If your plan to CTB to control others, don't bother. The only thing you can control by CTB is your life, or lack thereof.
Ctb to control others? They only want control over whether people hold a service or memorial in their name-against their wishes.
If someone did that while the person opposing it was alive, it would be considered harassment. It's more like we don't want other people taking control of US-our name and personhood when we die, they don't know the suffering or the pain and personally, my own family (and anyone else for that matter) has no right to speak of me or put me on display.
You are correct that even a will cannot uphold many of our wishes in the face of those still sucking up oxygen. I just find it insane how we have no way to legally prevent people from doing what they wish with our likeness after death.
Just one more thing to fucking worry about.
I don't care if I will be dead, it still matters to me. If nothing mattered to me then I would have no reason to kill myself, because being without what I need to live would also not matter.
At the risk of offending anyone, this is just one reason why I would much rather have a terminal illness (as being serious about suicide basically is terminal) because at least then I could speak directly to my family and tell them my wishes. (Much harder to refuse the living than the dead.) I can't do jack shit as a suicidal person..because they will throw me in the looney bin and throw my wishes into the trash can with a big, inaccurate "mentally ill: please discard" sticker slapped on. I have good, tangible reasons for ending things. Where the hell are our rights?
I have always been big on respecting the wishes of the dead, they aren't there to defend themselves, that's why their final word is to be known and heeded (unless they ask you to do something impossible or illegal).
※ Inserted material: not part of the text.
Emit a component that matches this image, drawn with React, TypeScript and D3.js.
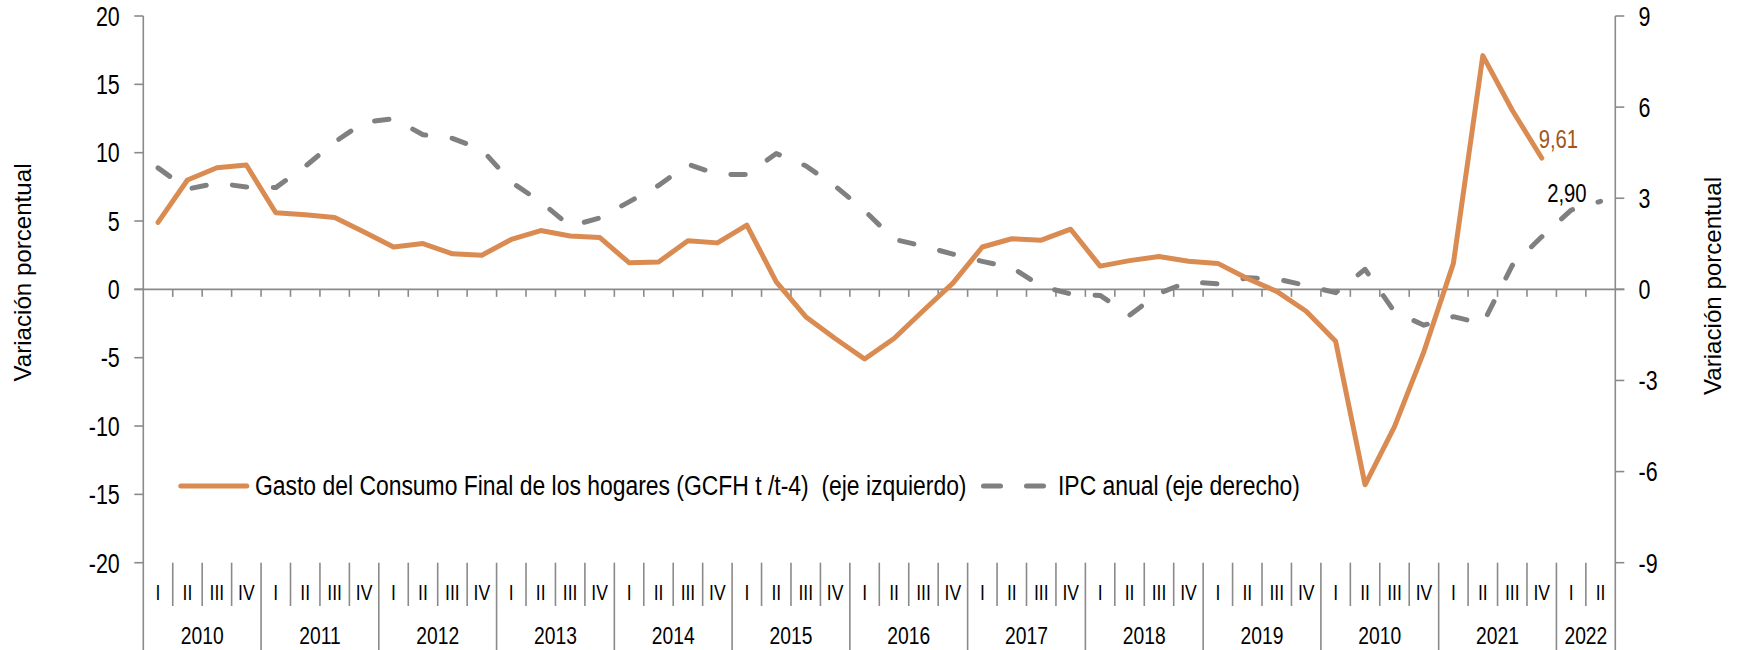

For instance, I think the idea of God and religion in general is a dangerous and offensive farce but if my relative wanted to be paraded through a church with the hymns of a choir serenading their no longer functional ear drums, then that is what they would be given.
I know some people's wills and wishes favor certain 'survivors' and this can cause rifts and pain with the family/friends, but my own wishes do not discriminate against any one of the living, they are the same requests for-and to-anyone and everyone, to equally shut their mouths and leave me alone as they did while I was still upright to feel their indifference.
I do not live or die to be a zesty little accoutrement to their buffet of life. And that's often what the passing existence of a dead person can become, a little calla lily in their cap-to spark interest in a passerby.
A lot of people seem to think funerals and such are for those still alive, I think that's the most selfish bullshit I have ever heard. If you must grieve you don't need a fucking audience, you don't need to flail and moan in the awkward presence of everyone and their brother, you don't need to post your stupid social media "look at me and my special sadness" text walls and pictures that the dead might very well have hated.
It's just a bunch of attention seeking, I can't stand people who do that...they will justify it by saying it is their way of grieving, yet they will spit in the face of how the suicidal have had to deal with their own grief.
These exhibitionists should "seek professional help" like the Suicide Prevention movement suggests, because we all know that's what family/friends/acquaintances love to jive with after they lose someone to suicide. So they should take their own advice. The ones who died from ctb likely shed the majority of their tears in the shattering silence of being alone. Maybe those still standing could take a little taste of that.
At the end of the day there is no closure, there is no saying goodbye, the person is dead and a memorial/service won't change that. The best way to pay your respects, is to literally pay your damn respect to the wishes and requests of the deceased. That's the most fitting way to memorialize someone.